Je Bouquine, a magazine edited by the same publisher, often publishes her stories, longer and intended for older readers (10–15 years old).

  • Le défi de Serge T. (1993)
  • Moi, le zoulou (1994)
  • Devenez populaire en cinq leçons (1995)
  • La peur de ma vie (2000)
  • Le gène zinzin (2002)
  • Jeu dangereux (2003)
  • Maïté Coiffure (2004) (also published as a book by L'école des loisirs)
  • Le baron de Nonpareil (2006)
For those learning to read

Murail also took an interest in teaching how to read. Teamed up during five years with primary teacher Christine Thiéblemont from Orléans, then joined by educational counselor Patricia Bucheton, she wrote a reading course book for first graders, the "Bulle" textbook, published by Bordas. Murail revealed her motives and her contribution to this common experience as a children's writer in an interview that can be found on the website of La Charte des auteurs et illustrateurs jeunesse, an association she is involved in. The Bulle course book is characterized by the role given to children's literature and reading aloud in the development of infantile imagination. Murail discusses this in a video.

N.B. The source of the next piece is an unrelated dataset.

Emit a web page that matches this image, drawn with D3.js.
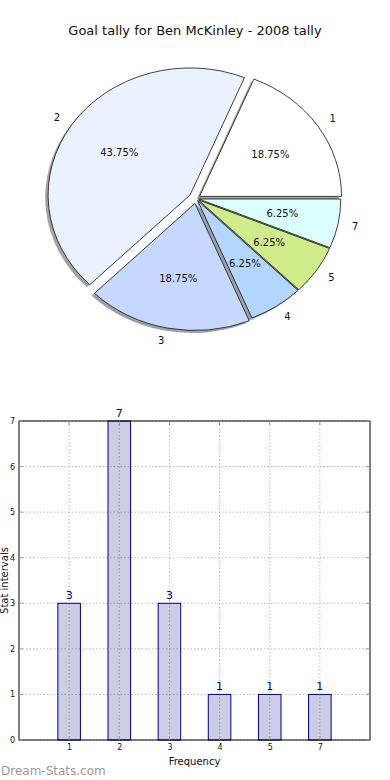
<!DOCTYPE html>
<html>
<head>
<meta charset="utf-8">
<script src="https://cdn.jsdelivr.net/npm/d3@7"></script>
<style>
  html, body { margin: 0; padding: 0; background: #fff; }
  svg { display: block; font-family: "DejaVu Sans", sans-serif; }
</style>
</head>
<body>
<svg id="chart" width="390" height="780"></svg>
<script>
// ---- data ----
const title = "Goal tally for Ben McKinley - 2008 tally";
const categories = ["1", "2", "3", "4", "5", "7"];
const counts = [3, 7, 3, 1, 1, 1];
const yTicks = [0, 1, 2, 3, 4, 5, 6, 7];
const xLabel = "Frequency";
const yLabel = "Stat intervals";
const watermark = "Dream-Stats.com";

// ---- style config ----
const sliceColors = ["#ffffff", "#eaf1ff", "#c6d8ff", "#b3d6ff", "#d0eb8a", "#dbffff"];
const explode = [0.03, 0.05, 0.04, 0.02, 0.02, 0.02];

const svg = d3.select("#chart");

// Title
svg.append("text")
  .attr("x", 195).attr("y", 35)
  .attr("text-anchor", "middle")
  .attr("font-size", 13)
  .attr("fill", "#111")
  .text(title);

// ---- Pie ----
const cx = 196, cy = 198.5, rx = 142, ry = 127;
const total = d3.sum(counts);
const pie = d3.pie().sort(null).value(d => d)
  .startAngle(Math.PI / 2).endAngle(Math.PI / 2 - 2 * Math.PI);
const arcs = pie(counts);
const unitArc = d3.arc().innerRadius(0).outerRadius(1);

function dir(a) { return [Math.sin(a), -Math.cos(a)]; }
function mid(d) { return (d.startAngle + d.endAngle) / 2; }

const pieG = svg.append("g");
// shadows
pieG.selectAll("path.shadow").data(arcs).enter().append("path")
  .attr("class", "shadow")
  .attr("d", unitArc)
  .attr("transform", (d, i) => {
    const [ux, uy] = dir(mid(d));
    const e = explode[i];
    return `translate(${cx + rx * (e * ux - 0.02)},${cy + ry * (e * uy + 0.02)}) scale(${rx},${ry})`;
  })
  .attr("fill", (d, i) => { const c = d3.rgb(sliceColors[i]); return d3.rgb(c.r * 0.3, c.g * 0.3, c.b * 0.3).toString(); })
  .attr("fill-opacity", 0.5)
  .attr("stroke", "none");
// wedges
pieG.selectAll("path.wedge").data(arcs).enter().append("path")
  .attr("class", "wedge")
  .attr("d", unitArc)
  .attr("transform", (d, i) => {
    const [ux, uy] = dir(mid(d));
    const e = explode[i];
    return `translate(${cx + rx * e * ux},${cy + ry * e * uy}) scale(${rx},${ry})`;
  })
  .attr("fill", (d, i) => sliceColors[i])
  .attr("stroke", "#111")
  .attr("stroke-width", 0.8)
  .attr("vector-effect", "non-scaling-stroke");
// category labels
pieG.selectAll("text.lab").data(arcs).enter().append("text")
  .attr("class", "lab")
  .each(function (d, i) {
    const [ux, uy] = dir(mid(d));
    const k = 1.1 + explode[i];
    d3.select(this)
      .attr("x", cx + rx * k * ux)
      .attr("y", cy + ry * k * uy)
      .attr("text-anchor", ux > 0 ? "start" : "end");
  })
  .attr("dy", "0.35em")
  .attr("font-size", 10)
  .attr("fill", "#111")
  .text((d, i) => categories[i]);
// pct labels
pieG.selectAll("text.pct").data(arcs).enter().append("text")
  .attr("class", "pct")
  .each(function (d, i) {
    const [ux, uy] = dir(mid(d));
    const k = 0.6 + explode[i];
    d3.select(this)
      .attr("x", cx + rx * k * ux)
      .attr("y", cy + ry * k * uy);
  })
  .attr("text-anchor", "middle")
  .attr("dy", "0.35em")
  .attr("font-size", 10)
  .attr("fill", "#111")
  .text(d => (d.value / total * 100).toFixed(2) + "%");

// ---- Bar chart ----
const L = 19, R = 370, T = 421, B = 740;
const x = d3.scalePoint().domain(categories).range([L, R]).padding(1);
const y = d3.scaleLinear().domain([0, 7]).range([B, T]);
const bw = x.step() * 0.45;

const bars = svg.append("g");
// grid
bars.append("g").selectAll("line").data(yTicks).enter().append("line")
  .attr("x1", L).attr("x2", R)
  .attr("y1", d => y(d)).attr("y2", d => y(d))
  .attr("stroke", "#bbb").attr("stroke-width", 1)
  .attr("stroke-dasharray", "1.5,2");
bars.append("g").selectAll("line").data(categories).enter().append("line")
  .attr("y1", T).attr("y2", B)
  .attr("x1", d => x(d)).attr("x2", d => x(d))
  .attr("stroke", "#bbb").attr("stroke-width", 1)
  .attr("stroke-dasharray", "1.5,2");

// bars
bars.append("g").selectAll("rect").data(counts).enter().append("rect")
  .attr("x", (d, i) => x(categories[i]) - bw / 2)
  .attr("width", bw)
  .attr("y", d => y(d))
  .attr("height", d => y(0) - y(d))
  .attr("fill", "#00007f")
  .attr("fill-opacity", 0.2)
  .attr("stroke", "#00008b")
  .attr("stroke-width", 1);

// value labels
bars.append("g").selectAll("text").data(counts).enter().append("text")
  .attr("x", (d, i) => x(categories[i]))
  .attr("y", d => y(d) - 4)
  .attr("text-anchor", "middle")
  .attr("font-size", 11)
  .attr("fill", "#00008b")
  .text(d => d);

// frame
bars.append("rect")
  .attr("x", L).attr("y", T).attr("width", R - L).attr("height", B - T)
  .attr("fill", "none").attr("stroke", "#000").attr("stroke-width", 1);

// ticks (inside, on all sides)
const tk = bars.append("g").attr("stroke", "#999").attr("stroke-width", 1);
yTicks.forEach(v => {
  tk.append("line").attr("x1", L).attr("x2", L + 4).attr("y1", y(v)).attr("y2", y(v));
  tk.append("line").attr("x1", R - 4).attr("x2", R).attr("y1", y(v)).attr("y2", y(v));
});
categories.forEach(c => {
  tk.append("line").attr("x1", x(c)).attr("x2", x(c)).attr("y1", T).attr("y2", T + 4);
  tk.append("line").attr("x1", x(c)).attr("x2", x(c)).attr("y1", B - 4).attr("y2", B);
});

// axes labels via d3 axes
const yAxis = d3.axisLeft(y).tickValues(yTicks).tickFormat(d3.format("d")).tickSize(0).tickPadding(4);
const yA = svg.append("g").attr("transform", `translate(${L},0)`).call(yAxis);
const xAxis = d3.axisBottom(x).tickSize(0).tickPadding(4);
const xA = svg.append("g").attr("transform", `translate(0,${B})`).call(xAxis);
[yA, xA].forEach(a => {
  a.select(".domain").remove();
  a.selectAll("text").attr("font-size", 8).attr("fill", "#111").attr("font-family", "DejaVu Sans, sans-serif");
});

svg.append("text")
  .attr("x", (L + R) / 2).attr("y", 765)
  .attr("text-anchor", "middle")
  .attr("font-size", 10).attr("fill", "#111")
  .text(xLabel);
svg.append("text")
  .attr("transform", `translate(4,${(T + B) / 2}) rotate(-90)`)
  .attr("text-anchor", "middle")
  .attr("dy", "0.35em")
  .attr("font-size", 10).attr("fill", "#111")
  .text(yLabel);

// watermark
svg.append("text")
  .attr("x", 1).attr("y", 775)
  .attr("font-size", 12)
  .attr("fill", "#999")
  .text(watermark);
</script>
</body>
</html>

  • Bulle méthode de lecture pour le CP - cycle 2 (2008).
Being a children's writer

Murail has not stopped thinking, since she wrote her literature thesis, about the purpose of her work. Thereupon she wrote articles, conferences and even books. She wrote a first one in 1993, in which she drew the results of her encounters with her readership, and another one ten years later, rather dedicated to the convictions that made her, as she had already written in the conclusion of her thesis, “remain in childhood”. From the viewpoint that has been hers since she was 25, she has nonetheless kept her readership growing, her readers staying faithful as they grow up.

  • Continue la lecture, on n'aime pas la récré.. (1993)
  • Auteur jeunesse - Comment le suis-je devenue, pourquoi le suis-je restée (2003)

A recognized work

Oh, Boy! is her most sold and translated book. It was adapted for television by director Thierry Binisti, produced by K'ien Productions. Most of her books received various prizes, in France and abroad, since they were exported, in Europe and beyond, and translated to about fifteen languages. Simple, Tobias Scheffel's German translation of Simple, received the Deutscher Jugendliteraturpreis, bestowed by a jury of German teenagers during the Frankfurt Book Fair. The French version had already received the Prix des lycéens alllemands during the Leipzig book fair in 2006.

Nowadays, Murail sells about 200,000 books each year in France.

In 2004, Murail was granted the distinction of Chevalier de la Légion d'honneur, in recognition of her whole career.

Scenarios

  • Screen writer for Baby-sitter Blues, a television film directed by par Williams Crépin and broadcast on 27 December 1997 on France 3.
  • Co-screen writer for Malabar Princess, directed by Gilles Legrand (2004).